My mom is everyone's go-to for everything. She not only gave birth to 14 kids, but she raised us, cooked for us, got us to school every day, helped us find new clothes, took us to the park or the store when we were bored on a Saturday, and countless other things that you really don't realize until you sit and think about certain eras of your life. My mom is amazing. My family gets comments and compliments from teachers, bosses, and neighbors so often because of how well they see us behaving. Not to brag, but we are pretty well behaved everywhere we go (just not always very much at all at home). It's nice to hear it from them, but I don't know how to act any other way. The lessons my parents instilled in us have been so consistent and powerful for 14 kids in a row. They really are awesome parents, even if things aren't always awesome everyday.

My family has such a wide variety of personalities, interests, and goals. It will be so amazing in 10 or 20 years when we can all see how far we have come and how much bigger our family has grown. Right now, all I can think of is the day of my parents' 30 year wedding anniversary. We were all camping in Sibley State Park in Minnesota and Abby (of course) put together a slide show of our family's fun times together from day one. I know I'll think of that anniversary someday in the future and that will forever be the age that I see my family members in my head.
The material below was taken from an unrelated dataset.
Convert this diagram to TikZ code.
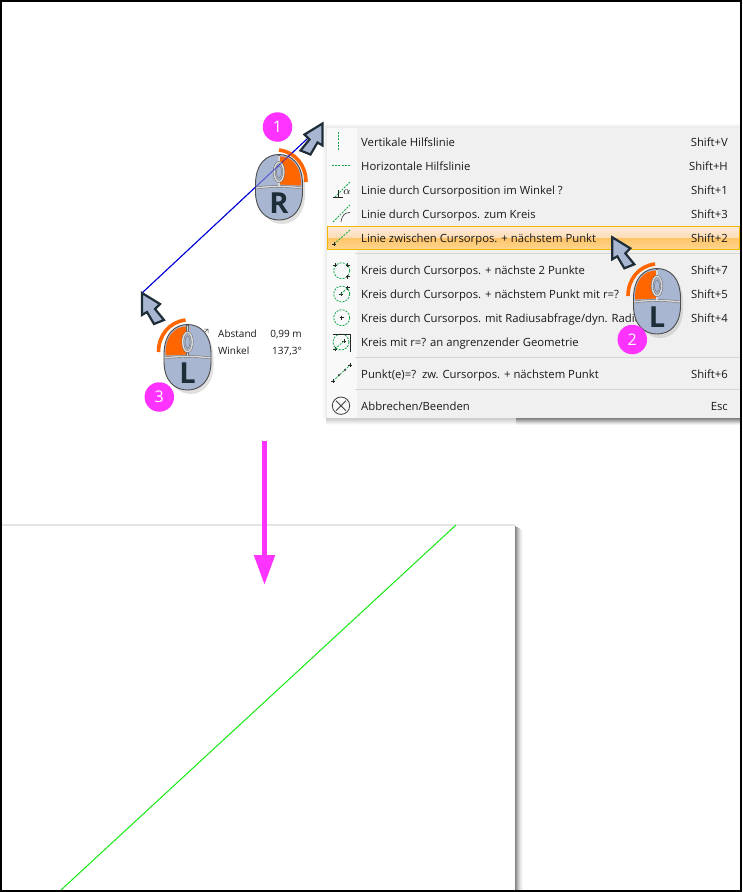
\documentclass[tikz,border=0pt]{standalone}
\usepackage{fontspec}
\setmainfont{Open Sans}
\usetikzlibrary{calc,arrows.meta}
\definecolor{mgrey}{HTML}{A9B6D1}
\definecolor{morange}{HTML}{FF6600}
\definecolor{mdark}{HTML}{1F2D38}
\definecolor{mpink}{HTML}{FF33FF}
\definecolor{menubg}{HTML}{F0F0F0}
\definecolor{iconbg}{HTML}{F9F9F9}
\definecolor{igreen}{HTML}{12A84B}
\definecolor{lgreen}{HTML}{14E814}
\definecolor{hla}{HTML}{FBEADA}
\definecolor{hlb}{HTML}{FDDCB2}
\definecolor{hlc}{HTML}{FFC468}
\definecolor{hld}{HTML}{FFD58E}
\definecolor{hlb2}{HTML}{F5B800}
\tikzset{
  x=1pt,y=-1pt,
  menutext/.style={anchor=base west,font=\fontsize{11.3}{13}\selectfont,inner sep=0pt,text=black!90},
  keytext/.style={anchor=base east,font=\fontsize{11.3}{13}\selectfont,inner sep=0pt,text=black!90},
  infotext/.style={font=\fontsize{10}{12}\selectfont,inner sep=0pt,text=black!90},
  badge/.style={circle,fill=mpink,text=white,minimum size=29.5pt,inner sep=0pt,font=\fontsize{16}{18}\selectfont},
  mouseletter/.style={font=\bfseries\fontsize{29}{29}\selectfont,text=mdark,inner sep=0pt},
  sepline/.style={draw=black!16,line width=1pt},
  ig/.style={draw=igreen,line width=.8pt,dash pattern=on 2pt off 1.2pt},
  ik/.style={draw=black!85,line width=.55pt},
  pics/cursor/.style={code={
    \draw[fill=mgrey,draw=mdark,line width=2.2pt,line join=miter]
      (0,0) -- (18,11) -- (13,16) -- (22,27) -- (12,31) -- (5,19) -- (0,22) -- cycle;
  }},
  pics/mousebody/.style={code={
    \fill[black!30,opacity=.4] (-20,5) .. controls (-21,27) and (-9,37) .. (3,37) .. controls (15,37) and (27,27) .. (26,5) .. controls (27,-20) and (15,-29) .. (3,-29) .. controls (-9,-29) and (-21,-20) .. (-20,5) -- cycle;
    \path[fill=mgrey,draw=black!70,line width=.9pt]
      (-23.5,1) .. controls (-24.5,-24) and (-12,-32.5) .. (0,-32.5) .. controls (12,-32.5) and (24.5,-24) .. (23.5,1) .. controls (24.5,25) and (12,33) .. (0,33) .. controls (-12,33) and (-24.5,25) .. (-23.5,1) -- cycle;
  }},
  pics/mouseleft/.style={code={
    \fill[morange] (-1,-30.5) .. controls (-12,-30.5) and (-22.5,-22) .. (-22,-1.5) -- (-1,-2.5) -- cycle;
    \draw[morange,line width=3.6pt] (-29,-5) .. controls (-29,-22) and (-18,-35) .. (-2,-37);
  }},
  pics/mouseright/.style={code={
    \fill[morange] (1,-30.5) .. controls (12,-30.5) and (22.5,-22) .. (22,-1.5) -- (1,-2.5) -- cycle;
    \draw[morange,line width=3.6pt] (0,-37) .. controls (16,-35) and (27,-22) .. (27,-5);
  }},
  pics/mousedeco/.style={code={
    \draw[black!60,line width=2.3pt] (-23,1) .. controls (-10,-1) and (10,-1) .. (23,1);
    \draw[black!60,line width=2.3pt] (0,-32) -- (0,-1);
    \draw[white!85!black,line width=1.4pt] (-23,1) .. controls (-10,-1) and (10,-1) .. (23,1);
    \draw[white!85!black,line width=1.4pt] (0,-31.5) -- (0,-.5);
    \draw[fill=mgrey,draw=black!60,line width=2.4pt] (0,-15) ellipse[x radius=4.8,y radius=9.6];
    \draw[white!85!black,line width=1.5pt] (0,-15) ellipse[x radius=4.8,y radius=9.6];
    \draw[black!55,line width=.45pt] (0,-15) ellipse[x radius=2.4,y radius=6.2];
  }}
}
\begin{document}
\begin{tikzpicture}
\useasboundingbox (0,0) rectangle (742,892);
\fill[white] (0,0) rectangle (742,892);

% sheet with green line
\fill[black!10] (0,523.5) rectangle (515,525.5);
\foreach \o/\c in {0/48,1/40,2/31,3/23,4/16,5/10,6/6,7/3}{
  \fill[black!\c] (515+\o,526+\o*.6) rectangle (516+\o,890);
}
\coordinate (ga) at (456,525);
\coordinate (gb) at (61,890);
\draw[lgreen,line width=1pt] (ga) -- (gb);

% pink arrow
\coordinate (pa) at (264.5,440.5);
\coordinate (pb) at (264.5,585);
\draw[mpink,line width=5pt,-{Triangle[length=30pt,width=20pt,fill=mpink]}] (pa) -- (pb);

% menu shadow
\foreach \o/\c in {4/2,3/4,2/6,1/8}{
  \fill[black!\c] (327-\o,128-\o) rectangle (740,418);
}
\foreach \o/\cl/\cr in {0/20/50,1/18/43,2/15/35,3/12/27,4/8/19,5/5/11,6/2/5}{
  \fill[black!\cl] (326,418+\o) rectangle (516,419+\o);
  \fill[black!\cr] (516,418+\o) rectangle (740,419+\o);
}
\fill[menubg] (327,128) rectangle (740,418);
\fill[iconbg] (327,128) rectangle (357,418);
\draw[sepline] (355,253.5) -- (740,253.5);
\draw[sepline] (355,357.5) -- (740,357.5);
\draw[sepline] (355,389.5) -- (740,389.5);

% highlight
\shade[top color=hla,bottom color=hlb] (327.5,227) rectangle (739,238);
\shade[top color=hlc,bottom color=hld] (327.5,238) rectangle (739,249);
\draw[hlb2,line width=.9pt] (327.5,226.8) rectangle (739,249);

% icons
\draw[ig] (338.4,132) -- (338.4,150);
\draw[ig] (332,165.3) -- (351,165.3);
\draw[ig] (335,197) -- (350,182);
\draw[ik] (333,197) -- (343,197) (338,190) -- (338,197);
\node[inner sep=0pt,font=\fontsize{11}{11}\selectfont] (ialpha) at (347,192.5) {$\alpha$};
\draw[ig] (333,222) -- (350,205);
\draw[ik] (341,222) .. controls (342,215) and (345,212.5) .. (350,212.5);
\draw[ig] (334,244) -- (350,230);
\draw[ik] (332,244) -- (336,244) (334,242) -- (334,246);
% circles
\draw[ig] (341.7,270.7) circle[radius=8];
\draw[ik] (333,265) -- (337,265) (335,263) -- (335,267) (345.7,265) -- (349.7,265) (347.7,263) -- (347.7,267) (345.7,276.7) -- (349.7,276.7) (347.7,274.7) -- (347.7,278.7);
\draw[ig] (341.7,294) circle[radius=8];
\draw[ik] (339,294) -- (343,294) (341,292) -- (341,296) (345.7,287.7) -- (349.7,287.7) (347.7,285.7) -- (347.7,289.7);
\draw[ig] (341,294) -- (347.7,287.7);
\draw[ig] (341.7,317.7) circle[radius=8];
\draw[ik] (339.7,317.7) -- (343.7,317.7) (341.7,315.7) -- (341.7,319.7);
\draw[ig] (341,342) circle[radius=8];
\draw[ik] (333.3,334) -- (350.7,334) -- (350.7,351.7) (333,349) -- (337,349) (335,347) -- (335,351) (342,341) -- (346,341) (344,339) -- (344,343);
\draw[ig] (335,349) -- (344,341);
\draw[ig] (333,381) -- (350,365);
\draw[ik] (331,381) -- (335,381) (333,379) -- (333,383) (348,365) -- (352,365) (350,363) -- (350,367);
\fill[black!80] (339,375) circle[radius=1.2] (345,370) circle[radius=1.2];
\node[circle,draw=black!75,line width=.8pt,minimum size=17.4pt,inner sep=0pt] (iabort) at (341,405.7) {};
\draw[black!75,line width=.8pt] (336,400.7) -- (346,410.7) (346,400.7) -- (336,410.7);

% menu entries
\foreach \y/\t/\k in {
  146/{Vertikale Hilfslinie}/{Shift+V},
  170/{Horizontale Hilfslinie}/{Shift+H},
  194/{Linie durch Cursorposition im Winkel ?}/{Shift+1},
  218/{Linie durch Cursorpos. zum Kreis}/{Shift+3},
  242/{Linie zwischen Cursorpos. + nächstem Punkt}/{Shift+2},
  274/{Kreis durch Cursorpos. + nächste 2 Punkte}/{Shift+7},
  298/{Kreis durch Cursorpos. + nächstem Punkt mit r=?}/{Shift+5},
  322/{Kreis durch Cursorpos. mit Radiusabfrage/dyn. Radius}/{Shift+4},
  346/{Kreis mit r=? an angrenzender Geometrie}/{},
  378/{Punkt(e)=?\ \ zw. Cursorpos. + nächstem Punkt}/{Shift+6},
  410/{Abbrechen/Beenden}/{Esc}}{
  \node[menutext] at (361,\y) {\t};
  \node[keytext] at (728,\y) {\k};
}

% blue line
\coordinate (ba) at (142,293);
\coordinate (bb) at (322,125);
\draw[blue!85!black,line width=1pt] (ba) -- (bb);

% mouse R
\begin{scope}[shift={(279,187)}]
  \pic {mousebody}; \pic {mouseright}; \pic {mousedeco};
  \node[mouseletter] (mr) at (0,16) {R};
\end{scope}
\draw[blue!85!black,line width=1pt,opacity=.5] (ba) -- (bb);

% cursors
\pic at (322.5,123.5) [xscale=-1] {cursor};
\pic at (612.3,237.3) {cursor};
\pic at (142,293) {cursor};

% mouse L 2
\begin{scope}[shift={(657,301)}]
  \pic {mousebody}; \pic {mouseleft}; \pic {mousedeco};
  \node[mouseletter] (ml) at (0,16) {L};
\end{scope}
% mouse L 3
\draw[black!70,line width=.5pt] (202,335) -- (208,329) (204,329) -- (208,329) -- (208,333);
\begin{scope}[shift={(187.5,357)}]
  \pic {mousebody}; \pic {mouseleft}; \pic {mousedeco};
  \node[mouseletter] (mk) at (0,16) {L};
\end{scope}

% info
\node[infotext,anchor=base west] (ia) at (218,337) {Abstand};
\node[infotext,anchor=base east] (ib) at (302,337) {0,99 m};
\node[infotext,anchor=base west] (ic) at (218,354) {Winkel};
\node[infotext,anchor=base east] (id) at (302,354) {137,3°};

% badges
\node[badge] (b1) at (277.5,127) {1};
\node[badge] (b2) at (632.3,339.5) {2};
\node[badge] (b3) at (159.3,397) {3};

% frame
\draw[black,line width=2pt] (1,1) rectangle (741,891);
\end{tikzpicture}
\end{document}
That feeling of being so close to my siblings and parents as we all reminisced and teared up together will hopefully never leave me. I want to feel that at our family reunions down the road just to show how similar we will forever be. Even as we age, have more kids, and move away from each other, that's the thing that I hope never leaves us. I want my family to be my best friends forever. I hope that this overview of my family has somehow changed the way you see your siblings or parents in a more positive way because I just made myself cry again.